I had traveled extensively in India and had seen these sculptures everywhere in life and books.
“You don’t know me,” he said, his voice trailing off.
“I know, but from the moment I met you, I knew you would never hurt me. Ever.” And I really did and still do.
True to that thought, he took me out on the back lawn, on a blanket, and taught me about the chakras. I learned where they were, their colors, how they spin, how you move energy through them to clear yourself, how he could move his chakras into mine, and how I could move mine into his, and how we could merge our chakras in between us (we were not, as it turned out, not sitting on each others laps of course!). I learned how we could move energy through each others chakras in various patterns.
All sense of time completely disappeared during this lesson, which was only about one hour.
At the end, he got up, backed away, and told me to tell him when I didn’t feel him anymore. About 50 feet later, I said, “I think I don’t feel you anymore.”
“That,” he said, “is the size of YOUR energy field. It’s huge. You have a gift you are unaware of.”
Ok, that explained a lot. A LOT, I now know, of my unhappiness.

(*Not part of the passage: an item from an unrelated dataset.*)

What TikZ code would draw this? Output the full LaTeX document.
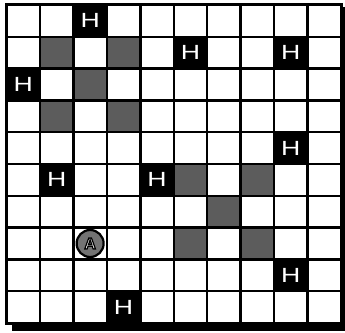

“I can teach you how to use it,” he said, “if you follow everything I say. What I will teach you is YOUR gift, not mine. ‘They’, what works with you, will show me how to teach you what you have. You have to promise you will not read a book, unless I tell you what to read. Books are just other people’s idea of the truth. What you have is not written anywhere.”
I spent the next three years mostly learning from Bill remotely, by phone and email discussion and instruction.
What I learned was not a 12 step anything, not a series of modular classes, not a brand name.
Typing was excruciating for him, so emails were short and cryptic … to be deciphered. I visited two and once three times a year. But the rest was a big fat experiment in gaining truth and awareness on my own. I began to learn about what I would now call living in the Quantum Entanglements Reality, where we are part of forces beyond which we can see making contributions to this world. Indeed, my initial plea to the Universe set off changes to come in my life through those very quantum entanglements.
I learned what my true power is, what I contribute to the world that is uniquely me. That is what gives me joy and ease in life … and I am forever grateful for what happened just by asking for it.
It was a process of accumulating knowledge that brings me to the amalgamation of practices that access what I call The Simple Body. It was a process of experiencing myself and then teaching others to see how much power actually resides inside our bodies and helping them realize our energy and awareness allows us to know our individual potency and contribution to this world.
Do I have a gift other’s may not?
What I do know is that my power is uniquely mine and yours is uniquely yours. Not everyone is meant to do what I do. I am not meant to build bridges and planes – you wouldn’t want me to! But I do know that everything Bill taught me on the blanket in his backyard I already knew how to do … it was obvious and one of the first things he told me. I just had to become aware of what I knew. And it is quite likely you are more powerful than you believe.
We always encounter our teachers for a reason.
Mine was to chart a course without a map. It was an isolated path with no colleagues and no buddy to experiment with because everything I came across or uncovered, no one else had heard of. I was lonely and ridiculed as much as I was excited and had curious followers. There were mostly no books and all observation, sensation, intuition, and guidance. Not much different the science of discovery and invention.
And yet, as I came to learn my gift and incorporate those of the teachers I met along the way, I realized I wasn’t alone. Their paths had been much the same.